Mathieson does a good job, too, you'd almost never notice. He and Schumacher make each piece such a splashy thrill ride that it almost escapes you that these pieces are not adding up into a complete story. The problem is that Phantom is never quite able to throw off being a Broadway musical, and move into becoming a film. By making each scene a set piece, we're never given a chance to interact with the characters in any real way. We want to root for Christine, the girl torn between her handsome childhood sweetheart, Raoul, and the smoldering passion of the Phantom. After all, she's sweet, innocent, and beautiful, there's no reason on earth for us not to root for her. And yet it's difficult to become attached, because Schumacher never lets us see what's going on in her head. We cannot understand which one she really loves because we don't know her at all - she wanders through the movie without anything guiding her. And so we end up muddling along with her, confused. Do we like the Phantom? Or should we root for Raoul? They both have passion, but neither seems to know why, or what to do with it. So we watch in bewilderment, disconnected from it all.

Still, nobody went to see Phantom for character development, and often the film is usually at its weakest when it attempts to add depth to an essentially two-dimensional story. Besides, Phantom is in some ways a great triumph - it brings a stage show to film without damaging any of the elements that made it so popular in the first place. The greatest example of this is the character of Christine herself, famously played by Sarah Brightman in the Broadway piece (Brightman was herself slated to play Christine when the film was first pitched in 1990, until her subsequent divorce from Webber halted production). Christine is instead played by Emmy Rossum (The Day After Tomorrow, Mystic River), a truly stunning find. Rossum, only 16 when Phantom was shot, absolutely dazzles, leaving her two leading men, Gerard Butler* (the Phantom) and Patrick Wilson (Raoul), scrambling about to measure up. They don't. Butler (presence but no voice) and Wilson (voice but no presence) are both fully adequate for the role, and their earnestness to make this work is evident. They throw themselves into each scene with the vigor of unknown actors who know this is their big chance (after all, Phantom is the most expensive independent film ever shot). But it isn't to be - the Phantom's jealousy seems forced, Raul's pleas for Christine's attentions seem stilted, and their climactic duel scene is limp. Despite their best efforts, Phantom never quite pulls together in a cohesive way. Still, you've got to give them credit - they more than gave it a shot. And between everyone's best efforts, it really wasn't too bad a ride.

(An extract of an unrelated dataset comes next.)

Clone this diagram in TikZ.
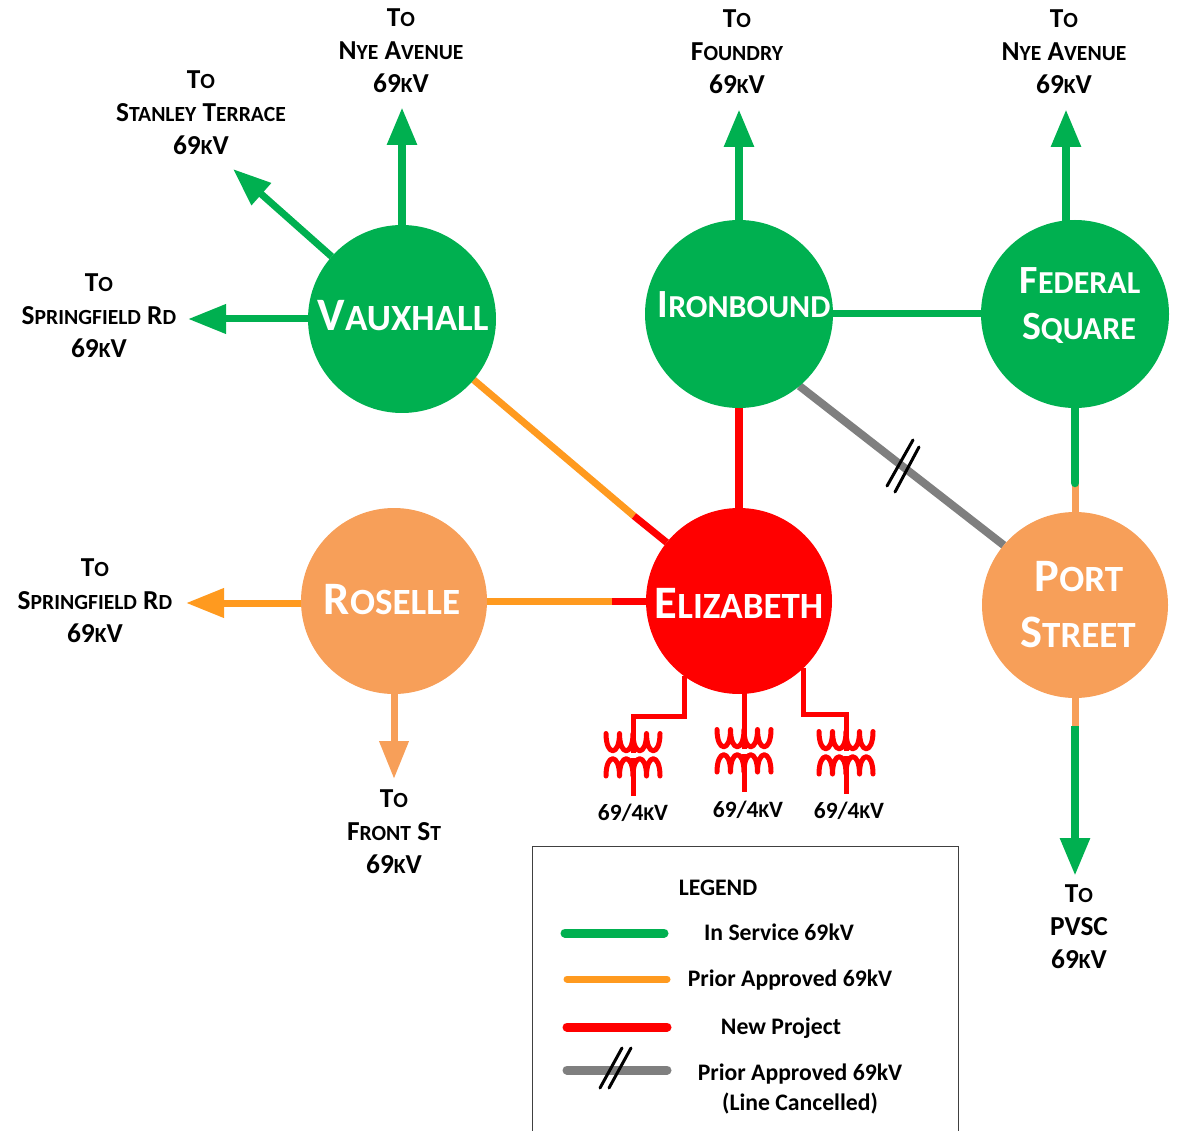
\documentclass[tikz,border=0pt]{standalone}
\usepackage{fontspec}
\setmainfont{Carlito}
\usetikzlibrary{arrows.meta,backgrounds,calc}
\definecolor{ingreen}{HTML}{00B050}
\definecolor{prior}{HTML}{FF9A1F}
\definecolor{sandy}{HTML}{F79F59}
\definecolor{newred}{HTML}{FF0000}
\definecolor{cancel}{HTML}{7F7F7F}
\newcommand{\Sm}[1]{{\fontsize{21.6}{33}\selectfont #1}}
\newcommand{\Sr}[1]{{\fontsize{19.5}{26}\selectfont #1}}
\newcommand{\Hs}[1]{{\fontsize{37}{40}\selectfont #1}}
\newcommand{\Ht}[1]{{\fontsize{32}{40}\selectfont #1}}
\tikzset{
  x=1pt,y=-1pt,
  bus/.style={circle,minimum size=#1,inner sep=0pt,outer sep=0pt},
  busname/.style={text=white,font=\fontsize{46.5}{48}\selectfont\bfseries,align=center,inner sep=0pt},
  busnamesm/.style={text=white,font=\fontsize{40}{48}\selectfont\bfseries,align=center,inner sep=0pt},
  dest/.style={align=center,inner sep=0pt,font=\fontsize{27.4}{33}\selectfont\bfseries},
  ratio/.style={inner sep=0pt,font=\fontsize{23.4}{26}\selectfont\bfseries},
  legtext/.style={align=center,inner sep=0pt,font=\fontsize{23.7}{30}\selectfont\bfseries},
  feeder/.style={line width=7pt},
  trunk/.style={line width=8.5pt},
  headtip/.style={-{Triangle[length=38pt,width=28pt]}},
  tick/.style={black,line width=3pt,line cap=round},
  xfmr/.pic={
    \draw[newred,line width=5pt,line cap=round,line join=round]
      (-27,-19.5) .. controls (-27,3.5) and (-13.5,3.5) .. (-13.5,-19.5)
      .. controls (-13.5,3.5) and (0,3.5) .. (0,-19.5)
      .. controls (0,3.5) and (13.5,3.5) .. (13.5,-19.5)
      .. controls (13.5,3.5) and (27,3.5) .. (27,-19.5);
    \draw[newred,line width=5pt,line cap=round,line join=round]
      (-27,23) .. controls (-27,0) and (-13.5,0) .. (-13.5,23)
      .. controls (-13.5,0) and (0,0) .. (0,23)
      .. controls (0,0) and (13.5,0) .. (13.5,23)
      .. controls (13.5,0) and (27,0) .. (27,23);
    \draw[newred,line width=5pt] (0,5) -- (0,43);
  }
}
\begin{document}
\begin{tikzpicture}
\useasboundingbox (0,0) rectangle (1178,1131);
% buses
\node[bus=188pt,fill=ingreen] (vaux) at (402,319) {};
\node[bus=188pt,fill=ingreen] (iron) at (739,314) {};
\node[bus=188pt,fill=ingreen] (fed) at (1075,314) {};
\node[bus=186pt,fill=sandy] (ros) at (394,601) {};
\node[bus=186pt,fill=newred] (eliz) at (739,601) {};
\node[bus=186pt,fill=sandy] (port) at (1075,605) {};
\node[busname] (vauxT) at (403,316) {V\Hs{AUXHALL}};
\node[busnamesm] (ironT) at (744,305) {I\Ht{RONBOUND}};
\node[busnamesm] (fedT) at (1080,281) {F\Ht{EDERAL}};
\node[busnamesm] (fedTb) at (1079,328) {S\Ht{QUARE}};
\node[busname] (rosT) at (392,600) {R\Hs{OSELLE}};
\node[busname] (elizT) at (739,603) {E\Hs{LIZABETH}};
\node[busname] (portT) at (1079,577) {P\Hs{ORT}};
\node[busname] (portTb) at (1078,632) {S\Hs{TREET}};
% destinations
\node[dest] (dNye) at (401,51) {T\Sm{O}\\N\Sm{YE} A\Sm{VENUE}\\69\Sm{K}V};
\node[dest] (dStan) at (201,113) {T\Sm{O}\\S\Sm{TANLEY} T\Sm{ERRACE}\\69\Sm{K}V};
\node[dest] (dSpr) at (99,316) {T\Sm{O}\\S\Sm{PRINGFIELD} R\Sm{D}\\69\Sm{K}V};
\node[dest] (dFou) at (737,52) {T\Sm{O}\\F\Sm{OUNDRY}\\69\Sm{K}V};
\node[dest] (dNyeb) at (1064,52) {T\Sm{O}\\N\Sm{YE} A\Sm{VENUE}\\69\Sm{K}V};
\node[dest] (dSprb) at (95,601) {T\Sm{O}\\S\Sm{PRINGFIELD} R\Sm{D}\\69\Sm{K}V};
\node[dest] (dFro) at (394,832) {T\Sm{O}\\F\Sm{RONT} S\Sm{T}\\69\Sm{K}V};
\node[dest] (dPvsc) at (1079,927) {T\Sm{O}\\PVSC\\69\Sm{K}V};
% free ends and colour changes
\coordinate (tNye) at (402,107);
\coordinate (tStan) at (233,169);
\coordinate (tSpr) at (188,319);
\coordinate (tFou) at (739,109);
\coordinate (tNyeb) at (1066,109);
\coordinate (tSprb) at (186,603);
\coordinate (tFro) at (394,779);
\coordinate (tPvsc) at (1075,876);
\coordinate (sVE) at (634,516);
\coordinate (sRE) at (612,601);
\coordinate (sFP) at (1075,483);
\coordinate (sPP) at (1075,726);
\coordinate (j1) at (633,716);
\coordinate (j3) at (846,714);
\coordinate (t1) at (633,753);
\coordinate (t2) at (744,749);
\coordinate (t3) at (846,751);
\begin{pgfonlayer}{background}
\draw[trunk,ingreen,headtip] (vaux) -- (tNye);
\draw[feeder,ingreen,headtip] (vaux) -- (tStan);
\draw[feeder,ingreen,headtip] (vaux) -- (tSpr);
\draw[trunk,ingreen,headtip] (iron) -- (tFou);
\draw[trunk,ingreen,headtip] (tNyeb |- fed) -- (tNyeb);
\draw[feeder,ingreen] (iron) -- (fed);
\draw[feeder,sandy] (sFP) -- (port);
\draw[trunk,ingreen,line cap=round] (fed) -- (sFP);
\draw[feeder,prior] (vaux) -- (sVE);
\draw[feeder,newred] (sVE) -- (eliz);
\draw[trunk,newred] (iron) -- (eliz);
\draw[feeder,prior] (ros) -- (sRE);
\draw[feeder,newred] (sRE) -- (eliz);
\draw[feeder,prior,headtip] (tSprb -| ros) -- (tSprb);
\draw[feeder,sandy,headtip] (ros) -- (tFro);
\draw[feeder,sandy] (port) -- (sPP);
\draw[trunk,ingreen,headtip] (sPP) -- (tPvsc);
\draw[line width=8pt,cancel] (iron.-50) -- (port.140.7);
\draw[newred,line width=5pt,line join=miter] (eliz.-126) |- (j1) -- (t1);
\draw[newred,line width=5pt] (t2 |- eliz) -- (t2);
\draw[newred,line width=5pt,line join=miter] (eliz.-46.5) |- (j3) -- (t3);
\end{pgfonlayer}
% cancelled-line marks
\coordinate (c1a) at (913,440); \coordinate (c1b) at (887,486);
\coordinate (c2a) at (919,447); \coordinate (c2b) at (895,492);
\draw[tick] (c1a) -- (c1b);
\draw[tick] (c2a) -- (c2b);
% transformers
\pic at (t1) {xfmr};
\pic at (t2) {xfmr};
\pic at (t3) {xfmr};
\node[ratio] (r1) at (633,813) {69/4\Sr{K}V};
\node[ratio] (r2) at (748,810) {69/4\Sr{K}V};
\node[ratio] (r3) at (849,811) {69/4\Sr{K}V};
% legend
\coordinate (b1) at (532.5,1131); \coordinate (b2) at (532.5,846.5);
\coordinate (b3) at (958.5,846.5); \coordinate (b4) at (958.5,1131);
\draw[line width=1pt,black!75] (b1) -- (b2) -- (b3) -- (b4);
\node[legtext] (lTitle) at (718,888) {LEGEND};
\coordinate (g1) at (565,933); \coordinate (g2) at (664,933);
\coordinate (o1) at (567,979); \coordinate (o2) at (667,979);
\coordinate (n1) at (567,1027); \coordinate (n2) at (667,1027);
\coordinate (x1) at (567,1070); \coordinate (x2) at (667,1070);
\draw[line width=9pt,line cap=round,ingreen] (g1) -- (g2);
\draw[line width=7pt,line cap=round,prior] (o1) -- (o2);
\draw[line width=9pt,line cap=round,newred] (n1) -- (n2);
\draw[line width=9pt,line cap=round,cancel] (x1) -- (x2);
\coordinate (k1a) at (631,1048); \coordinate (k1b) at (609,1088);
\coordinate (k2a) at (622,1048); \coordinate (k2b) at (600,1088);
\draw[tick] (k1a) -- (k1b);
\draw[tick] (k2a) -- (k2b);
\node[legtext] (lg) at (779,932) {In Service 69kV};
\node[legtext] (lo) at (790,980) {Prior Approved 69kV};
\node[legtext] (ln) at (781,1028) {New Project};
\node[legtext] (lx) at (800,1089) {Prior Approved 69kV\\(Line Cancelled)};
\end{tikzpicture}
\end{document}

Three Stars out of Five - it would have gotten higher, but for a good half of the movie (warning: technical discussion to follow. Prepare for boredom), the music is not synched up to the movement of the singers' lips, which I find inexcusable. In addition, when the music is synched, the singer's expression rarely matches the actual music, which I also consider a travesty in modern filmmaking. If you've got enough money to burn a theatre to the ground, you've got enough money to play the CD through a boombox while you film so the singer has at least a chance of portraying the emotion of the song. Honestly.

*
As little as I liked Butler, someone read this review this summer and suggested to me that a far better choice for the Phantom would have been Clay Aiken. I couldn't dissuade her of this. Therefore, I take back everything I ever said about Gerard Butler. I'll never complain about his performance again. You're great, man. You keep doing your thing.